Phoenix Area and Central Arizona

Hike details

2.00 [Miles] Total
Hike Distance- Details
2.0 miles round trip.
1.50 [Hours]
It took us an hour and a half hours with a 15 minute stop for lunch.
Elevation Change
100 Total gain/loss [Feet]
Elevation Details
about 100 ft slow decent
Hike Trail Type
Out and Back


Best Season
  • January
  • February
  • March
  • April
  • September
  • October
  • November
  • December
Date Hike completed
January 02, 2010


Solitude Details
This is a popular stop for the four wheeling set, so don't expect much solitude here.


Difficulty Rating
difficulty detail
The hike is too short for my taste, but the ruins are interesting enough. This is an Easy hike.


Be Aware of
Route Finding

Hike to the ruins at Pueblo la Plata, also known as the Silver Creek Ruins in Arizona.

Although the ruins here are not nearly as impressive as those of Cooper Forks or Pueblo Canyon, the hike is certainly much easier.

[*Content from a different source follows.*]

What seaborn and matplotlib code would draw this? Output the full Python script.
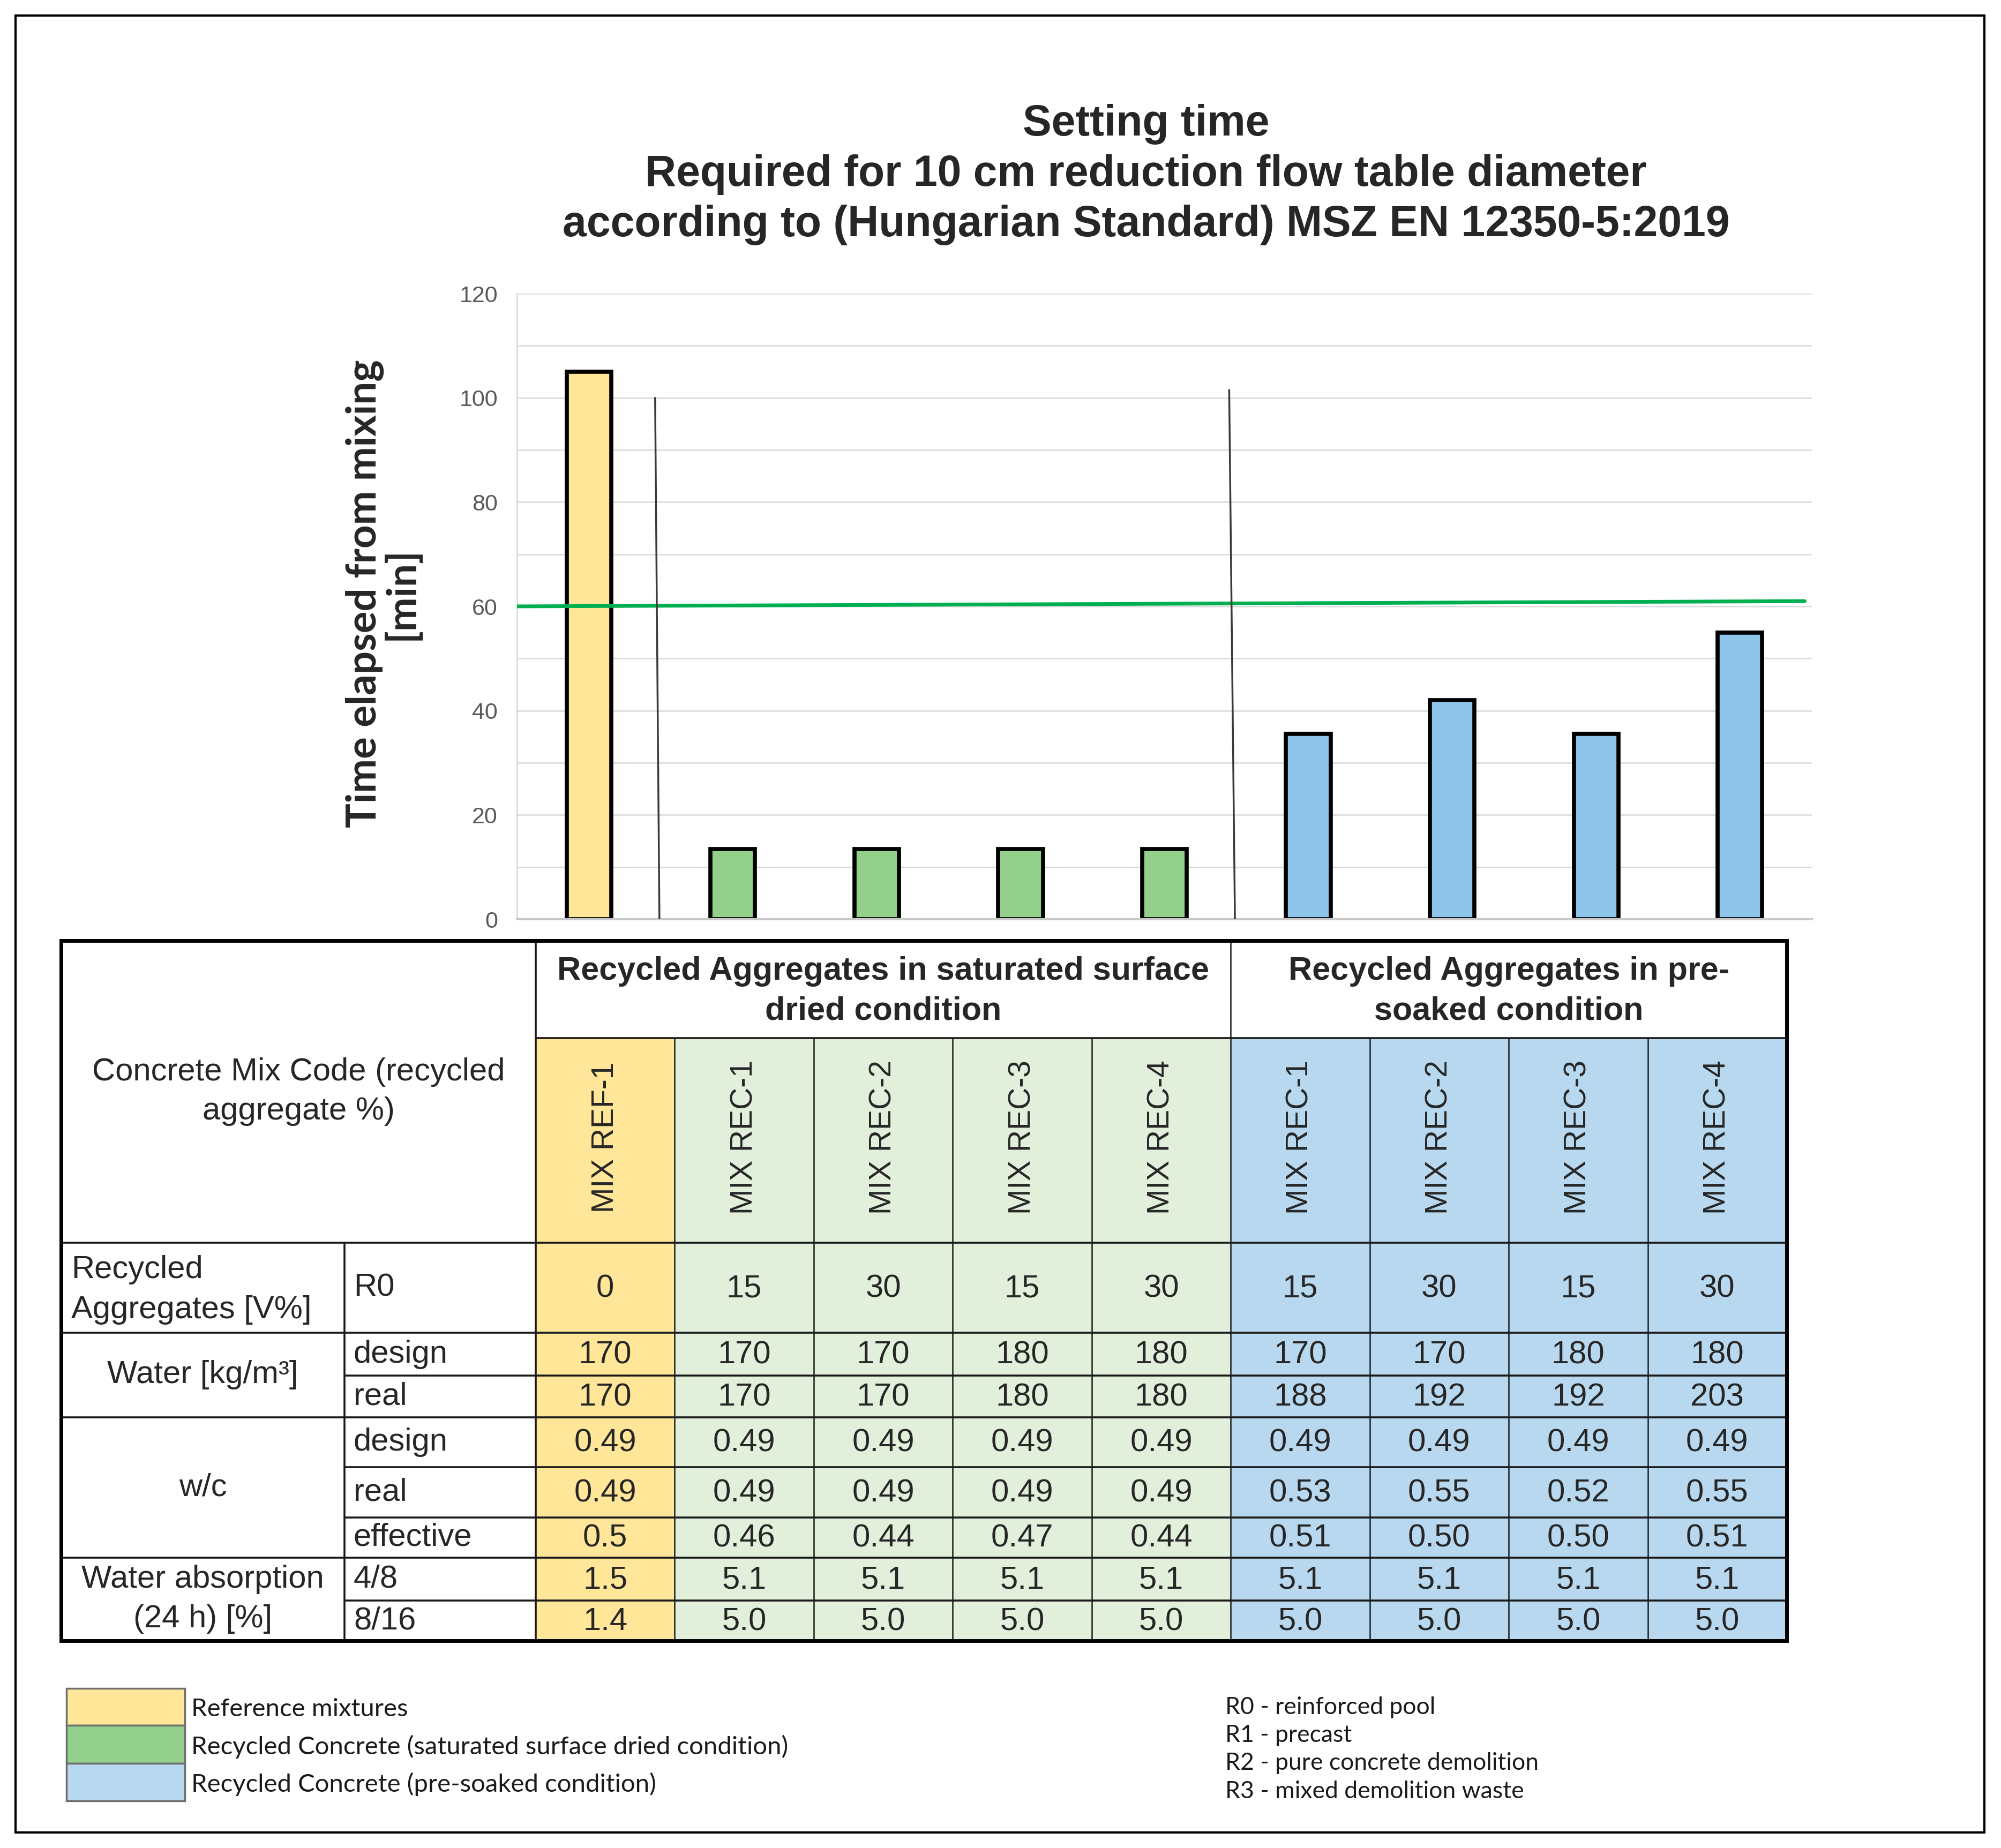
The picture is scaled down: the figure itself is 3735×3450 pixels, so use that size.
import numpy as np
import pandas as pd
import matplotlib.pyplot as plt
import seaborn as sns
from matplotlib.patches import Rectangle

# --- values ---
bar_ids = ["REF-1", "SSD REC-1", "SSD REC-2", "SSD REC-3", "SSD REC-4",
           "PS REC-1", "PS REC-2", "PS REC-3", "PS REC-4"]
bar_groups = ["Reference", "SSD", "SSD", "SSD", "SSD",
              "Pre-soaked", "Pre-soaked", "Pre-soaked", "Pre-soaked"]
setting_time = [105, 13.5, 13.5, 13.5, 13.5, 35.5, 42, 35.5, 55]

limit_line_x = [-0.5, 8.45]
limit_line_y = [60, 61]          # green 60 min line (drawn slightly rising)
divider_x_bottom = [0.49, 4.49]  # thin black separators between groups
divider_x_top = [0.46, 4.45]
divider_top = [100, 101.5]

mix_labels = ["MIX REF-1", "MIX REC-1", "MIX REC-2", "MIX REC-3", "MIX REC-4",
              "MIX REC-1", "MIX REC-2", "MIX REC-3", "MIX REC-4"]
rec_agg = ["0", "15", "30", "15", "30", "15", "30", "15", "30"]
water_design = ["170", "170", "170", "180", "180", "170", "170", "180", "180"]
water_real = ["170", "170", "170", "180", "180", "188", "192", "192", "203"]
wc_design = ["0.49", "0.49", "0.49", "0.49", "0.49", "0.49", "0.49", "0.49", "0.49"]
wc_real = ["0.49", "0.49", "0.49", "0.49", "0.49", "0.53", "0.55", "0.52", "0.55"]
wc_effective = ["0.5", "0.46", "0.44", "0.47", "0.44", "0.51", "0.50", "0.50", "0.51"]
absorption_4_8 = ["1.5", "5.1", "5.1", "5.1", "5.1", "5.1", "5.1", "5.1", "5.1"]
absorption_8_16 = ["1.4", "5.0", "5.0", "5.0", "5.0", "5.0", "5.0", "5.0", "5.0"]

legend_labels = ["Reference mixtures",
                 "Recycled Concrete (saturated surface dried condition)",
                 "Recycled Concrete (pre-soaked condition)"]
source_notes = ["R0 - reinforced pool", "R1 - precast",
                "R2 - pure concrete demolition", "R3 - mixed demolition waste"]

bar_colors = {"Reference": "#FFE699", "SSD": "#93D08B", "Pre-soaked": "#8FC4EA"}
cell_colors = ["#FFE699"] + ["#E2EFDA"] * 4 + ["#B8D8EF"] * 4
legend_colors = ["#FFE699", "#93D08B", "#B8D8EF"]

# --- setup ---
sns.set_theme(style="white")
plt.rcParams["font.family"] = ["Liberation Sans", "DejaVu Sans"]

W, H = 3735, 3450
fig = plt.figure(figsize=(W / 100, H / 100), dpi=100)

# overlay in pixel coords for the table / legend / frame
lay = fig.add_axes([0, 0, 1, 1], zorder=0)
lay.set_xlim(0, W)
lay.set_ylim(H, 0)
lay.axis("off")

# --- bar chart ---
ax_l, ax_r, ax_t, ax_b = 965, 3382, 548, 1716
ax = fig.add_axes([ax_l / W, 1 - ax_b / H, (ax_r - ax_l) / W, (ax_b - ax_t) / H], zorder=1)
df = pd.DataFrame({"mix": bar_ids, "group": bar_groups, "time": setting_time})
sns.barplot(data=df, x="mix", y="time", hue="group", order=bar_ids,
            hue_order=["Reference", "SSD", "Pre-soaked"], palette=bar_colors,
            saturation=1, dodge=False, width=0.31, edgecolor="black", linewidth=5.5,
            legend=False, ax=ax)
ax.set_xlim(-0.5, 8.5)
ax.set_ylim(0, 120)
ax.set_yticks(np.arange(0, 121, 20))
ax.set_yticks(np.arange(0, 121, 10), minor=True)
ax.grid(axis="y", which="both", color="#D9D9D9", linewidth=1.8)
ax.set_axisbelow(True)
for s in ["top", "right"]:
    ax.spines[s].set_visible(False)
ax.spines["left"].set_color("#D9D9D9")
ax.spines["left"].set_linewidth(1.8)
ax.spines["bottom"].set_color("#C8C8C8")
ax.spines["bottom"].set_linewidth(3)
ax.tick_params(axis="y", which="both", length=0, labelsize=31,
               labelcolor="#595959", pad=26)
ax.tick_params(axis="x", length=0, labelbottom=False)
ax.set_xlabel("")
ax.set_ylabel("")

ax.plot(limit_line_x, limit_line_y, color="#00B050", linewidth=5, zorder=4)
for xb, xt, top in zip(divider_x_bottom, divider_x_top, divider_top):
    ax.plot([xb, xt], [0, top], color="#3A3A3A", linewidth=2.5, zorder=4)

fig.text(715 / W, 1 - 1108 / H, "Time elapsed from mixing\n[min]", rotation=90,
         ha="center", va="center", fontsize=55, fontweight="bold",
         family=["Lato", "DejaVu Sans"], linespacing=0.95)

fig.text(2139 / W, 1 - 326 / H,
         "Setting time\nRequired for 10 cm reduction flow table diameter\n"
         "according to (Hungarian Standard) MSZ EN 12350-5:2019",
         ha="center", va="center", fontsize=58, fontweight="bold", linespacing=1.3)

# --- table ---
t_left, t_right, t_top, t_bottom = 114, 3335, 1756, 3063
x_mid, x_data = 643, 1000
col_w = (t_right - x_data) / 9
col_edges = [x_data + k * col_w for k in range(10)]
y_group, y_mix = 1938, 2320
row_edges = [2320, 2488, 2568, 2646, 2739, 2833, 2908, 2988, 3063]

for k in range(9):
    lay.add_patch(Rectangle((col_edges[k], y_group), col_w, t_bottom - y_group,
                            facecolor=cell_colors[k], edgecolor="none", zorder=1))

lw_in, lw_out = 2.6, 5
line_c = "#1A1A1A"
# horizontal rules: (y, x_start)
for y, xs in [(y_group, x_data), (2320, t_left), (2488, t_left), (2568, x_mid),
              (2646, t_left), (2739, x_mid), (2833, x_mid), (2908, t_left), (2988, x_mid)]:
    lay.plot([xs, t_right], [y, y], color=line_c, lw=lw_in, zorder=3)
lay.plot([x_mid, x_mid], [y_mix, t_bottom], color=line_c, lw=lw_in, zorder=3)
lay.plot([x_data, x_data], [t_top, t_bottom], color=line_c, lw=lw_in, zorder=3)
for k in range(1, 9):
    y0 = t_top if k == 5 else y_group
    lay.plot([col_edges[k], col_edges[k]], [y0, t_bottom], color=line_c, lw=1.8, zorder=3)
lay.add_patch(Rectangle((t_left, t_top), t_right - t_left, t_bottom - t_top,
                        facecolor="none", edgecolor="black", lw=lw_out, zorder=4))

tfs = 43
lay.text((col_edges[0] + col_edges[5]) / 2, (t_top + y_group) / 2 + 4,
         "Recycled Aggregates in saturated surface\ndried condition",
         ha="center", va="center", fontsize=44, fontweight="bold", linespacing=1.4)
lay.text((col_edges[5] + col_edges[9]) / 2, (t_top + y_group) / 2 + 4,
         "Recycled Aggregates in pre-\nsoaked condition",
         ha="center", va="center", fontsize=44, fontweight="bold", linespacing=1.4)
lay.text((t_left + x_data) / 2, (t_top + y_mix) / 2,
         "Concrete Mix Code (recycled\naggregate %)",
         ha="center", va="center", fontsize=tfs, linespacing=1.4)

for k, lab in enumerate(mix_labels):
    lay.text((col_edges[k] + col_edges[k + 1]) / 2, (y_group + y_mix) / 2 - 6, lab,
             rotation=90, ha="center", va="center", fontsize=41)

row_centers = [(row_edges[i] + row_edges[i + 1]) / 2 for i in range(8)]
table_rows = [rec_agg, water_design, water_real, wc_design, wc_real,
              wc_effective, absorption_4_8, absorption_8_16]
sub_labels = ["R0", "design", "real", "design", "real", "effective", "4/8", "8/16"]
for yc, vals, sub in zip(row_centers, table_rows, sub_labels):
    lay.text(x_mid + 17, yc, sub, ha="left", va="center", fontsize=tfs)
    for k, v in enumerate(vals):
        lay.text((col_edges[k] + col_edges[k + 1]) / 2, yc + 2, v,
                 ha="center", va="center", fontsize=tfs)

x_lab = (t_left + x_mid) / 2
lay.text(t_left + 19, row_centers[0] + 4, "Recycled\nAggregates [V%]",
         ha="left", va="center", fontsize=tfs, linespacing=1.45)
lay.text(x_lab, (row_edges[1] + row_edges[3]) / 2, "Water [kg/m³]",
         ha="center", va="center", fontsize=tfs)
lay.text(x_lab, (row_edges[3] + row_edges[6]) / 2, "w/c",
         ha="center", va="center", fontsize=tfs)
lay.text(x_lab, (row_edges[6] + row_edges[8]) / 2, "Water absorption\n(24 h) [%]",
         ha="center", va="center", fontsize=tfs, linespacing=1.45)

# --- legend swatches and notes ---
sw_y = [3152, 3221, 3292, 3362]
for i, (lab, c) in enumerate(zip(legend_labels, legend_colors)):
    lay.add_patch(Rectangle((124, sw_y[i]), 221, sw_y[i + 1] - sw_y[i],
                            facecolor=c, edgecolor="#6E6E6E", lw=2.5, zorder=2))
    lay.text(357, (sw_y[i] + sw_y[i + 1]) / 2 + 4, lab, ha="left", va="center",
             fontsize=34, family=["Lato", "DejaVu Sans"], color="#1A1A1A")
for i, note in enumerate(source_notes):
    lay.text(2287, 3187 + i * 52.5, note, ha="left", va="center",
             fontsize=32, family=["Lato", "DejaVu Sans"], color="#1A1A1A")

# outer frame
lay.add_patch(Rectangle((29, 29), 3704 - 29, 3421 - 29, facecolor="none",
                        edgecolor="black", lw=3, zorder=5))

fig.savefig("out.png", dpi=100)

These ruins still have much to interest the curious, especially if you enjoy hunting for pottery shards.

From the parking area, head through the gate and follow the old dirt road towards the mound in the distance. It's only about 0.5 miles flat walking to the main ruins. It is estimated there were between 120 to 160 rooms at this site during it's occupation seven hundred years ago. The walls of the rooms have seen better days, but much of the original stonework is still holding up in places. It is also the easiest place I've found to discover pottery shards... they're everywhere. So careful where you step!

When you've finished exploring the main ruins, turn West and start a flat cross country walk to "the Fort" (no defined trail). After about a half mile (see the map) you'll reach the obvious wall between the two canyons out on a point. The route finding isn't too difficult, as both sides are bordered by the canyons. The wall is impressive, as it is clearly obvious they spent a great deal of effort building it.  This is a good spot for lunch, as you can enjoy the ruins as well as the views.

When you're ready, return the way you came.